New York Turned into the Sound Laboratory of the World

photo of statue of liberty, new york

If someone asked me what does New York city sound like, the first things that spring to mind are sirens and honking car horns – after all, New York isn’t known as the city that doesn’t sleep for nothing. But, like many other metropolis around the world, it seems its citizens are waking up to the fact this may not be something to boast about when it comes to cityscape noise pollution.

New York researchers are involved in a unique experiment that hopes to provide their city with the technology to dial down the volume and address its noise pollution problem. The five-year, $4.6m project has come out of New York University which is using the city as one big noise laboratory. Working in unison with residents and city hall, scientists are harnessing new technology to build up a sound library around the city.

The idea is to record the full cacophony of noises across the city and its 8.5m residents using the latest artificial intelligence. The machines will recognise sounds automatically, ultimately giving authorities insight to try and mitigate the noise levels.

Juan Bell heads up the “Sounds of NYC” project and says noise is consistently the number one civil complaint to the city’s non-emergency hotline 311.

New York University buildings were the first to get the sensors followed by Manhattan and Brooklyn. By the end of 2017 there should be around 100 in place.

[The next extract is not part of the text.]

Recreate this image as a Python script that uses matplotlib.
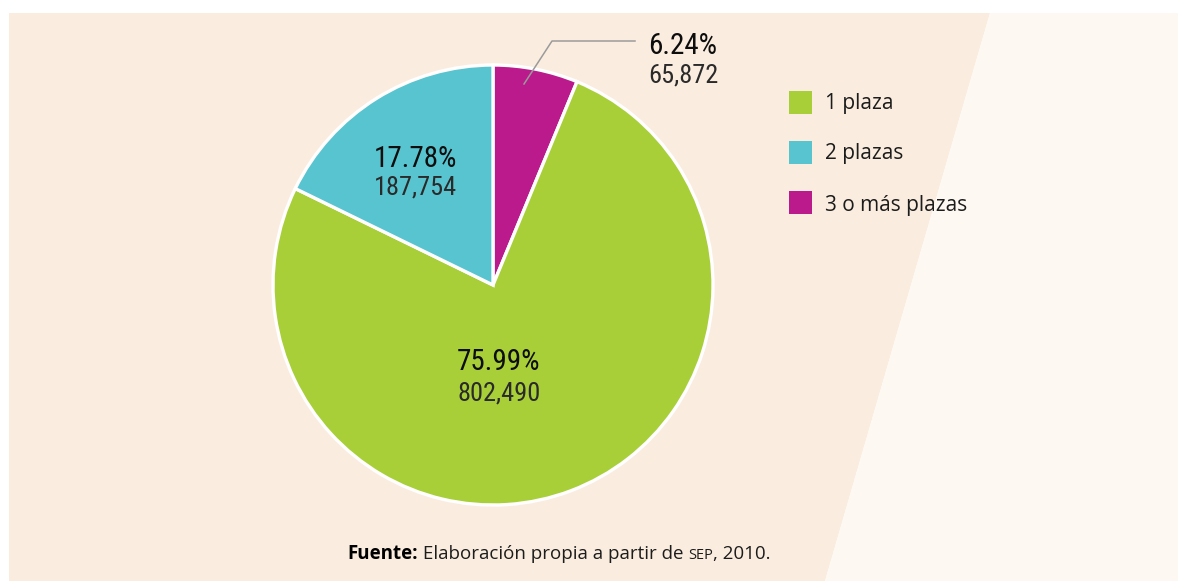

There is already an array of worldwide studies and research that suggest various health issues, hearing loss, even dips in education performance can all be linked to high levels of noise pollution. These links and features are amplified in areas such as in Manhattan where skyscrapers act as “canyons of sound” and make everything louder.

Funding is coming from National Science Foundation and the sensors are programmed to record no more than 10 consecutive seconds to avoid allegation of eavesdropping on chatty New Yorkers. Researchers hope to index thousands of sounds which ultimately help computers identify the source of a nuisance sound immediately.

What happens then would be down to city officials, budgets available and other obstacles – physical or fiscal – to overcome. Noisy bars and restaurants are relatively easy to deal with as stationary offenders, but how do you deal with short-lived, unpredictable, horn honking for example?

Researchers believe that intervention needs to be faster and more targeted. The first results to come in seem to confirm that the problem is under-reported, perhaps residents have become accustomed to turning a deaf ear to problems – literally.

In time as the experiment progresses, the University team hope to hone their technology and ultimately make it applicable to pretty much any city in the world. But, in the meantime, New York is the noise nuisance lab for the world.